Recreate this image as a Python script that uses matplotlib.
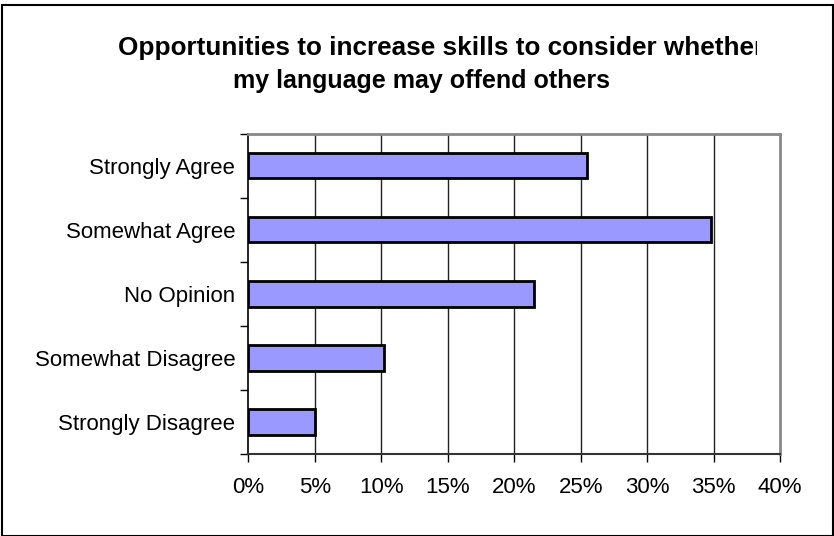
import matplotlib
matplotlib.use("Agg")
import matplotlib.pyplot as plt
from matplotlib.patches import Rectangle
from matplotlib.transforms import Bbox

categories = ["Strongly Agree", "Somewhat Agree", "No Opinion", "Somewhat Disagree", "Strongly Disagree"]
values = [25.5, 34.8, 21.5, 10.2, 5.0]
xticks = [0, 5, 10, 15, 20, 25, 30, 35, 40]
xticklabels = ["0%", "5%", "10%", "15%", "20%", "25%", "30%", "35%", "40%"]
title1 = "Opportunities to increase skills to consider whether"
title2 = "my language may offend others"

plt.rcParams['font.family'] = ['Liberation Sans', 'DejaVu Sans']

W, H = 834, 536
fig = plt.figure(figsize=(W / 100, H / 100), dpi=100)
ax = fig.add_axes([248.5 / W, (H - 454) / H, (780 - 248.5) / W, (454 - 133.5) / H])

ypos = list(range(len(categories)))
ax.barh(ypos, values, height=0.4, color="#9999FF", edgecolor="black", linewidth=2, zorder=3)

ax.set_xlim(0, 40)
ax.set_ylim(len(categories) - 0.5, -0.5)
ax.set_xticks(xticks)
ax.set_xticklabels(xticklabels, fontsize=16)
ax.set_yticks(ypos)
ax.set_yticklabels(categories, fontsize=16)
ax.set_yticks([i + 0.5 for i in range(-1, len(categories))], minor=True)
ax.tick_params(axis="y", which="major", length=0, pad=9.5)
ax.tick_params(axis="y", which="minor", length=6, width=1, direction="out")
ax.tick_params(axis="x", which="major", length=6, width=1, direction="out", pad=10.5)

for x in xticks[1:-1]:
    ax.axvline(x, color="#222222", linewidth=1, zorder=1)

ax.spines["top"].set_color("#888888")
ax.spines["top"].set_linewidth(2)
ax.spines["right"].set_color("#888888")
ax.spines["right"].set_linewidth(2)
ax.spines["left"].set_color("black")
ax.spines["left"].set_linewidth(1.2)
ax.spines["bottom"].set_color("#333333")
ax.spines["bottom"].set_linewidth(1.5)

t1 = fig.text(118 / W, 1 - 48 / H, title1, ha="left", va="center", fontsize=18.8, fontweight="bold")
t2 = fig.text(422 / W, 1 - 81 / H, title2, ha="center", va="center", fontsize=18, fontweight="bold")
t1.set_clip_box(Bbox.from_extents(0, 0, 757, H))
t1.set_clip_on(True)

border = Rectangle((1.5 / W, 0.5 / H), (W - 2.5) / W, (H - 5.5) / H, transform=fig.transFigure,
                   fill=False, edgecolor="black", linewidth=1.5)
fig.patches.append(border)

fig.savefig("out.png", dpi=100)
----------
## EXERCISE OBJECTIVE
All of the material above needs to be restated exactly, with no pictures.

## SOLUTION FOR THIS EXERCISE
Recreate this image as a Python script that uses matplotlib.
import matplotlib
matplotlib.use("Agg")
import matplotlib.pyplot as plt
from matplotlib.patches import Rectangle
from matplotlib.transforms import Bbox

categories = ["Strongly Agree", "Somewhat Agree", "No Opinion", "Somewhat Disagree", "Strongly Disagree"]
values = [25.5, 34.8, 21.5, 10.2, 5.0]
xticks = [0, 5, 10, 15, 20, 25, 30, 35, 40]
xticklabels = ["0%", "5%", "10%", "15%", "20%", "25%", "30%", "35%", "40%"]
title1 = "Opportunities to increase skills to consider whether"
title2 = "my language may offend others"

plt.rcParams['font.family'] = ['Liberation Sans', 'DejaVu Sans']

W, H = 834, 536
fig = plt.figure(figsize=(W / 100, H / 100), dpi=100)
ax = fig.add_axes([248.5 / W, (H - 454) / H, (780 - 248.5) / W, (454 - 133.5) / H])

ypos = list(range(len(categories)))
ax.barh(ypos, values, height=0.4, color="#9999FF", edgecolor="black", linewidth=2, zorder=3)

ax.set_xlim(0, 40)
ax.set_ylim(len(categories) - 0.5, -0.5)
ax.set_xticks(xticks)
ax.set_xticklabels(xticklabels, fontsize=16)
ax.set_yticks(ypos)
ax.set_yticklabels(categories, fontsize=16)
ax.set_yticks([i + 0.5 for i in range(-1, len(categories))], minor=True)
ax.tick_params(axis="y", which="major", length=0, pad=9.5)
ax.tick_params(axis="y", which="minor", length=6, width=1, direction="out")
ax.tick_params(axis="x", which="major", length=6, width=1, direction="out", pad=10.5)

for x in xticks[1:-1]:
    ax.axvline(x, color="#222222", linewidth=1, zorder=1)

ax.spines["top"].set_color("#888888")
ax.spines["top"].set_linewidth(2)
ax.spines["right"].set_color("#888888")
ax.spines["right"].set_linewidth(2)
ax.spines["left"].set_color("black")
ax.spines["left"].set_linewidth(1.2)
ax.spines["bottom"].set_color("#333333")
ax.spines["bottom"].set_linewidth(1.5)

t1 = fig.text(118 / W, 1 - 48 / H, title1, ha="left", va="center", fontsize=18.8, fontweight="bold")
t2 = fig.text(422 / W, 1 - 81 / H, title2, ha="center", va="center", fontsize=18, fontweight="bold")
t1.set_clip_box(Bbox.from_extents(0, 0, 757, H))
t1.set_clip_on(True)

border = Rectangle((1.5 / W, 0.5 / H), (W - 2.5) / W, (H - 5.5) / H, transform=fig.transFigure,
                   fill=False, edgecolor="black", linewidth=1.5)
fig.patches.append(border)

fig.savefig("out.png", dpi=100)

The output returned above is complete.